The adhesion of the bonding material to the tile and substrate restrains the actual amount of expansion but does not eliminate it. This is where coverage and type of thinset can make a big difference in whether the tile stays in place or not. Types of tile other than porcelain, especially glass, are much more expansive under heat. Thermal expansion is a two-way street. Tile both expands and contracts due to thermal variation. This is one reason for my personal preference in using the term movement joints. If I were only concerned about moisture, then I could use an expansion joint. Why? Moisture is an expansive force on ceramic tile. Once it expands, it does not contract. This growth rate is very slow and very minimal. Except for this minor amount of growth, ceramic tile is unaffected by moisture or water; it is an inert material. When someone says they have a tile failure due to excessive moisture what they should really be saying is due to defective workmanship. Either they used the wrong thinset, did not allow it fully cure prior to moisture exposure, or, the expansion joints are few to none and likely there are a few other ills.

Failures due to moisture expansion can happen in as little as a few years in areas of very high water exposure applications such as an exterior deck or restaurant kitchen with no movement joints. However, most often they take a number of years to occur. Coastal areas which have very high ground water tables show a disproportionate amount of slab-on-grade, moisture-related failures, most commonly due to lack of movement accommodation joints. These can occur in just a few years in very wet environments or may years later for those installations that are subjected to little if any moisture.

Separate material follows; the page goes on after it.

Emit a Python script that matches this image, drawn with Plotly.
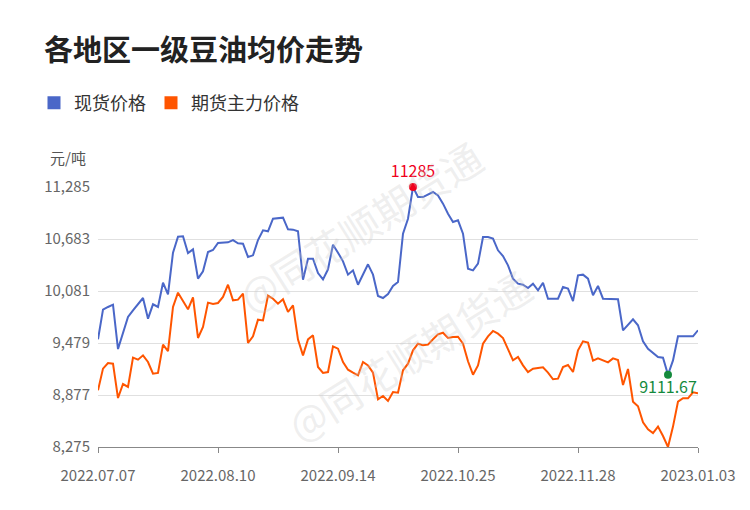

What are some other good reasons for movement/expansion joints? Wood structures; if it is made of wood, it is going to move. All wood-supported floor systems have a certain amount of deflection. Too much movement can cause a host of problems but even normal movement from bending stresses must be accommodated. Perimeter joints are critical in wood structures to accommodate normal movement of the structure and seasonal moisture changes in the wood itself. If there is a beam running down the center of the room or home, common sense tells us that is a pivot point from which the floor will deform on either side, like a board over a fulcrum. It would be prudent to put a soft joint or movement profile over that area to allow the floor to move without putting the tile assembly in stress.

Another area of consideration is doorways. Take the example of a kitchen with an adjoining dining room. If we have a 300-square-foot kitchen with a doorway to a 250-square-foot dining room, both installed over backer board, we have roughly 1,800 pounds on one side of the wall and 1,500 pounds on the other side, joined together at a 3-linear-foot doorway, like a bar bell. Again, common sense would say this is not a good idea and real world experience confirms it isn’t; you need a movement joint. Most areas of the country go through seasonal changes in humidity levels. These changes affect the dimensional stability of the supporting floor structure. This moisture induced movement is magnified several times if the method of construction utilizes a crawl space, which subjects the supporting structure to a much greater level of dimensional instability.

Concrete does not earn a free pass on stability either. Did you know that concrete spends its whole life moving? Concrete has a natural tendency to warp. Control joints are placed primarily for concrete shrinkage during the initial curing process. Because a concrete control joint is not cracked at the time of tile installation does not mean it will not crack at some point. In all likelihood, you can be fairly well assured it will. If there are no control joints in the slab this cracking will occur at random locations over a period of time which can be many years. Movement/expansion joints must be provided at all control joints. As the concrete continues to fully cure, which can take as long as a year, some additional shrinkage will occur; control joints provide the means for dictating where the separation will occur. Even after the concrete is fully cured there will be some minor warpage. If tile is installed without the proper movement accommodation joints, it is quite possible it may either crack or debond. Using a membrane does not eliminate the need for movement joints. For a membrane to function properly they must still be placed in the installation though some products and methods will allow you to select a more atheistically pleasing location. The physics of concrete is very complicated but it is not as unpredictable as many think. The cause and effect is actually rather well defined.